## GIVEN REQUEST
Pick out the lines containing "code".

## MATERIAL PROVIDED
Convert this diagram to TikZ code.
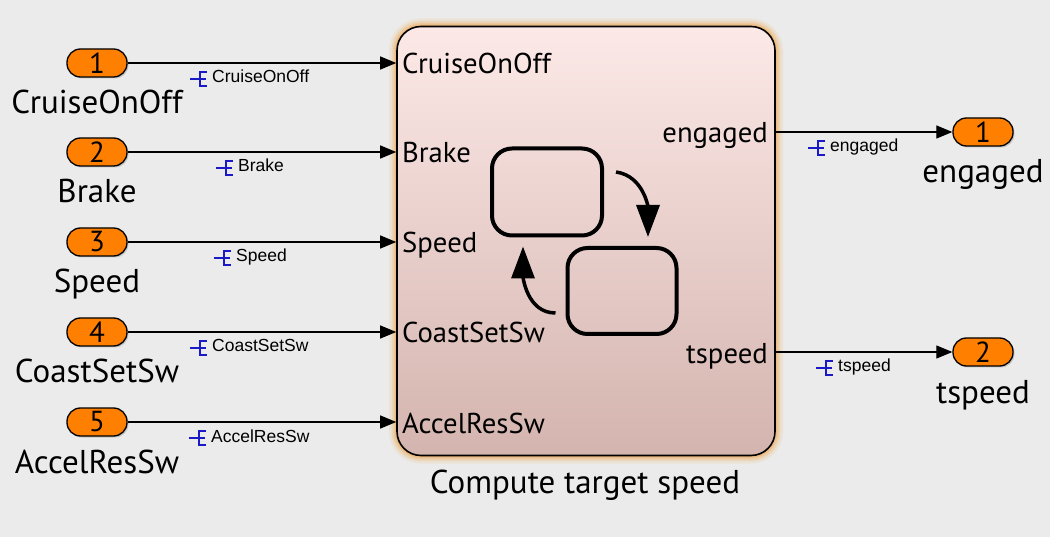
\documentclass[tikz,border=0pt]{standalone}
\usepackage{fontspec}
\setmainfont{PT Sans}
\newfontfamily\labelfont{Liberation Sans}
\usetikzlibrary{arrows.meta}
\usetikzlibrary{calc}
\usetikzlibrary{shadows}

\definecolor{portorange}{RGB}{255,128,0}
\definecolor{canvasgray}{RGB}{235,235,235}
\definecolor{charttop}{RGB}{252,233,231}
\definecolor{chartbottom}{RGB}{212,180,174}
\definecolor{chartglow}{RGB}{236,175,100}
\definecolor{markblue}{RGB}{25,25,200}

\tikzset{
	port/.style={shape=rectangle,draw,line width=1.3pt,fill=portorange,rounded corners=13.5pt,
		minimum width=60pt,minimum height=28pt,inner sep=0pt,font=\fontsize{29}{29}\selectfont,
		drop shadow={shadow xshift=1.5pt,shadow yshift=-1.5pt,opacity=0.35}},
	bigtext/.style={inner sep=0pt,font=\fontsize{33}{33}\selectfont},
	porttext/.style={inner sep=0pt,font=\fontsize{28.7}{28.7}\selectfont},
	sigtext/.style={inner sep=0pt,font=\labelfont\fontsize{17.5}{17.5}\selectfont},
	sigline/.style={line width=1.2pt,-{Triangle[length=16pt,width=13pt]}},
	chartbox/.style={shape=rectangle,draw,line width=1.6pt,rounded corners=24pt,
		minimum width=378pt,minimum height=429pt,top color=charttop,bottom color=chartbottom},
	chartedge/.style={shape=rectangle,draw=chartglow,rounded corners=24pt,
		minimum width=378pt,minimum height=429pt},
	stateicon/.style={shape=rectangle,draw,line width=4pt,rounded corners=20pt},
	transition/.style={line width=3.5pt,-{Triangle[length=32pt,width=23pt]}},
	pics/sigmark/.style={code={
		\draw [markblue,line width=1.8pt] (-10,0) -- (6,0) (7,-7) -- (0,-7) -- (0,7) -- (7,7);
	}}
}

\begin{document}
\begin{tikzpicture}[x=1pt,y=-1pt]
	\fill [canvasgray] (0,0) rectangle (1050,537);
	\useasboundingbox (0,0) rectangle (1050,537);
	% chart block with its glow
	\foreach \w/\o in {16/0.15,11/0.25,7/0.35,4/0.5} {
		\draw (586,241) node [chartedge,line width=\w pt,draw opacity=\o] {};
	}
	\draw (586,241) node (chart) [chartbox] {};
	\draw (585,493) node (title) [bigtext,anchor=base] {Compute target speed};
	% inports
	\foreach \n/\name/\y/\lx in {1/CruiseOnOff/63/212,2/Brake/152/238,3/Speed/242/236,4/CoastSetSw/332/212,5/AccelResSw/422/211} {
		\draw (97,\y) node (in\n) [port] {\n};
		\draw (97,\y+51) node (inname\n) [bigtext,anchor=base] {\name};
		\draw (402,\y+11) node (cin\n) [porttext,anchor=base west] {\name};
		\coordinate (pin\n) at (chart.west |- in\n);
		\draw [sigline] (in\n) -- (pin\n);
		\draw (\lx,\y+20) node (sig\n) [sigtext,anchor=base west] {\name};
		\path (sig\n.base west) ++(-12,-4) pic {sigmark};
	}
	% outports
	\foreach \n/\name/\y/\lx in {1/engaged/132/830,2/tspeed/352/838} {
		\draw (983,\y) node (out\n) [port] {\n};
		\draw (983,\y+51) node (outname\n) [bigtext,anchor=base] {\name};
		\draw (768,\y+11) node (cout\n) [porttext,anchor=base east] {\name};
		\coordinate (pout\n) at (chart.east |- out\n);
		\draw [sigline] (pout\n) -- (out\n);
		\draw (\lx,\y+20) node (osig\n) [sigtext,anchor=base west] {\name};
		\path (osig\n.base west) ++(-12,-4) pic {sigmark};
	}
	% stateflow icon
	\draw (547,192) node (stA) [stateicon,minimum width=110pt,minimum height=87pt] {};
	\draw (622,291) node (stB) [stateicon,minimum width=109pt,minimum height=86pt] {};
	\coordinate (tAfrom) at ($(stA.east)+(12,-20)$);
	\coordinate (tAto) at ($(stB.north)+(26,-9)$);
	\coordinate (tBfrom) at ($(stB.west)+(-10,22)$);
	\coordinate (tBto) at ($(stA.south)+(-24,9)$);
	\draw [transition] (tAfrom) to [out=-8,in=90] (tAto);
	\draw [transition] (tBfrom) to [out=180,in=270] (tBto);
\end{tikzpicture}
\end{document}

## EXERCISE OUTPUT
Convert this diagram to TikZ code.
	pics/sigmark/.style={code={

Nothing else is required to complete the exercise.